Nous précisions que par-delà la substance du programme, c’est la structure de cette spécialité qui fait que, quelles que soient les compétences et les bonnes intentions de nos collègues membres du GEPP, il convient de concevoir deux programmes distincts, auxquels correspondraient deux épreuves distinctes.

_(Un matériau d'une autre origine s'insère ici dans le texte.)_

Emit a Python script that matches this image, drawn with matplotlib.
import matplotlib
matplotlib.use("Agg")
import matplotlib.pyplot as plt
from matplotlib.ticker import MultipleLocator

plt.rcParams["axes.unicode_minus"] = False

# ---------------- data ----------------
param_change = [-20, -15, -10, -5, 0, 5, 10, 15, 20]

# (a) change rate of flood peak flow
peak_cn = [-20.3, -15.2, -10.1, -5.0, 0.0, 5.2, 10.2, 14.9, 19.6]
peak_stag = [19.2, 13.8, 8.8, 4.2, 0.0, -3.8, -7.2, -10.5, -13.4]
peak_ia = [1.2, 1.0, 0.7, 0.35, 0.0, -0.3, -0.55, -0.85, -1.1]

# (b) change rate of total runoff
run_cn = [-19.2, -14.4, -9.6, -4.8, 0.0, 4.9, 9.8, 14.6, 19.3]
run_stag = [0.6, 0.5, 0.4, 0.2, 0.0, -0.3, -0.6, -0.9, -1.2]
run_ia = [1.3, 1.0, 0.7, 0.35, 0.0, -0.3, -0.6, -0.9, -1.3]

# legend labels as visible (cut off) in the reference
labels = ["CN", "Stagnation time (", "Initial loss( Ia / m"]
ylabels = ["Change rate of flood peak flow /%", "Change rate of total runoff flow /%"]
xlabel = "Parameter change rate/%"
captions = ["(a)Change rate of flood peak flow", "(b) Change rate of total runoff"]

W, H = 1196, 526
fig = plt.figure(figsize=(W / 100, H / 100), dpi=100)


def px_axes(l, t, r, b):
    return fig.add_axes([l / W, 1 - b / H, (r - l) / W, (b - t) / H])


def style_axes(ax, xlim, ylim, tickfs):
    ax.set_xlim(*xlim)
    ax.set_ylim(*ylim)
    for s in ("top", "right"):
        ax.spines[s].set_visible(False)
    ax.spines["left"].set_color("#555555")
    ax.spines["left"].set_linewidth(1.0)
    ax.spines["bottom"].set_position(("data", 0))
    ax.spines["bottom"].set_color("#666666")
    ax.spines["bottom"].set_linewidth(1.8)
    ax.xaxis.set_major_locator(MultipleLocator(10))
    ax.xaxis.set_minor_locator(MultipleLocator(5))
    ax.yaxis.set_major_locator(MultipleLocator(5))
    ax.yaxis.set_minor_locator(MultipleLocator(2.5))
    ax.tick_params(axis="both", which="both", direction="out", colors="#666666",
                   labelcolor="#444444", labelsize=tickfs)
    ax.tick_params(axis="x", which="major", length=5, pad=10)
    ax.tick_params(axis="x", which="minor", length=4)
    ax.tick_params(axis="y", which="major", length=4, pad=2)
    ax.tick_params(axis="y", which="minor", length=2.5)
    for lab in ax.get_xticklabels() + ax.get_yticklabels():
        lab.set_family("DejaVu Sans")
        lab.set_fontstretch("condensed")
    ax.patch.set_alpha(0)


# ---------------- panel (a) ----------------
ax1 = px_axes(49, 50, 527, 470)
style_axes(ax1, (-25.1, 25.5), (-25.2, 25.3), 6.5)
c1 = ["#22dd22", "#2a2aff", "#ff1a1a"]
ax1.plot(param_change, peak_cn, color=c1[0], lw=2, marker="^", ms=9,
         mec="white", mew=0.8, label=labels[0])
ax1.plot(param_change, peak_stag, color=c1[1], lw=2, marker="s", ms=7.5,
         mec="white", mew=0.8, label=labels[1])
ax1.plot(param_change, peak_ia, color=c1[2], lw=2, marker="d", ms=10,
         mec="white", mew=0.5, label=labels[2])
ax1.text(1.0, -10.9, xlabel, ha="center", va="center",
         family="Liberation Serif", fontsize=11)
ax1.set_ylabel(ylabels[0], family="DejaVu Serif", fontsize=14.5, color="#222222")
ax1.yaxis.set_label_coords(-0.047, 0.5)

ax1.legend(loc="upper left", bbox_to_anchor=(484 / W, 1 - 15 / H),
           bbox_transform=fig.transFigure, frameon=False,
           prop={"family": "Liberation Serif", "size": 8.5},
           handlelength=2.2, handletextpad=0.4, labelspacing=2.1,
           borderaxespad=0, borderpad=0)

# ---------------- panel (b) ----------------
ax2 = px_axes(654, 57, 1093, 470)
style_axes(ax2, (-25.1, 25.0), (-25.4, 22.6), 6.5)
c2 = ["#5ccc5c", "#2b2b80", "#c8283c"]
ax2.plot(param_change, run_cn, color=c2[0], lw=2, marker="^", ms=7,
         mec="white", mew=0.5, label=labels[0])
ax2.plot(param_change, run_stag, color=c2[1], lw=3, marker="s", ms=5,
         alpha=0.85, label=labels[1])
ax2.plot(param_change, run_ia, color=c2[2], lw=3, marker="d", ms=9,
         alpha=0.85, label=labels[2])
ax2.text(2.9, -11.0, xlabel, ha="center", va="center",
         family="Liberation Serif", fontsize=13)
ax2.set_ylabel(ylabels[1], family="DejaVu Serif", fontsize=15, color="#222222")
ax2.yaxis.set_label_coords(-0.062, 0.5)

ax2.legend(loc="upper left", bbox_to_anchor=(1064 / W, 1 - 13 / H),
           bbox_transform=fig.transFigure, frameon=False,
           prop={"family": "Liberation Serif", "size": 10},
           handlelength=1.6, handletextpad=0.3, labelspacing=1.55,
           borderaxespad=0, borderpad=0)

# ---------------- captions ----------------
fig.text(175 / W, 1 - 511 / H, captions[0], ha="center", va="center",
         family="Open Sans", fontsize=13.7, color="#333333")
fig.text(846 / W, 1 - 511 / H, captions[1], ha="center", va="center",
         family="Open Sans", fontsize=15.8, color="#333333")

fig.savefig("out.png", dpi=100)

Monsieur Coulhon fait cependant valoir les bienfaits d’une collaboration entre les disciplines. Il nous offre ainsi l’occasion de lever un malentendu, en nous appuyant sur les résultats de l’enquête menée l’été dernier auprès des collègues sur la réforme en cours: loin de fuir la collaboration entre les différents enseignements disciplinaires, les professeurs de philosophie de lycée la souhaitent et la pratiquent souvent, avec leurs collègues de lettres et d’autres disciplines. Leur contestation de l’enseignement de la spécialité HLP vient de ce que cet enseignement rend impossible un travail approprié aux élèves de lycée, la spécialité HLP n’étant elle-même ni littéraire ni philosophique et s’adressant à des élèves n’ayant jamais suivi un enseignement de philosophie. Le procédé consistant à « mettre la charrue avant les bœufs » ne nous apparaît pas de bonne méthode pédagogique, et l’absence de dialogue et la précipitation qui ont présidé aux simulacres de « consultations » se révèlent aujourd’hui préjudiciables.

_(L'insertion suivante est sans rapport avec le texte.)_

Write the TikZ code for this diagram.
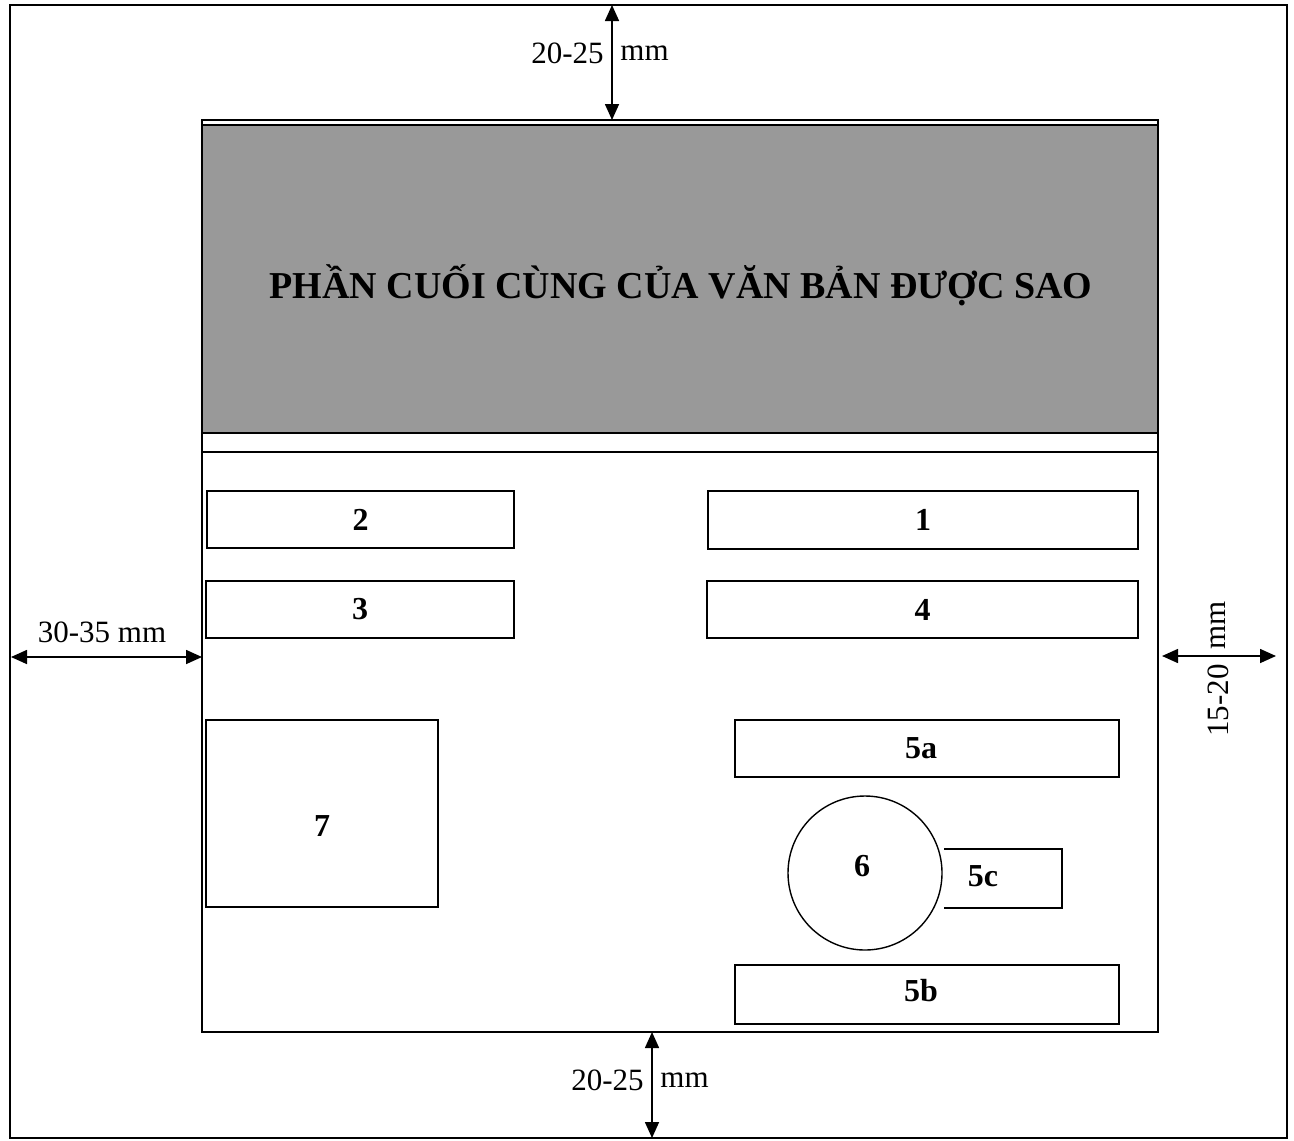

M. Coulhon prend bonne note de toutes nos remarques, observe que nos positions ne sont pas corporatistes, mais qu’elles trouvent leur raison d’être dans les besoins des élèves. Il nous informe qu’il répercutera le contenu de notre discussion auprès du cabinet du ministre de l’Éducation nationale.
Nous tenons enfin à aborder la situation de l’enseignement de la philosophie dans les séries technologiques. Nous présentons à notre interlocuteur l’impérieuse nécessité du dédoublement d’au moins une heure de cours et montrons l’enjeu démocratique et républicain de cet enseignement. M. Coulhon nous répond que ce sujet ne relève pas de la réforme, mais a reconnu qu’il y avait en effet là un enjeu majeur.
Après une heure quarante d’échanges très libres, ayant permis d’aborder précisément et sans esquive les principales questions posées par la réforme à l’enseignement de la philosophie, nous remercions vivement M. Coulhon pour sa disponibilité et la franche cordialité de notre entretien et remettons deux exemplaires du hors-série Entrer dans le métier, un pour notre hôte et un second pour le Président de la République.
Compte rendu rédigé par Alain Champseix, Nicolas Franck et Pierre Hayat.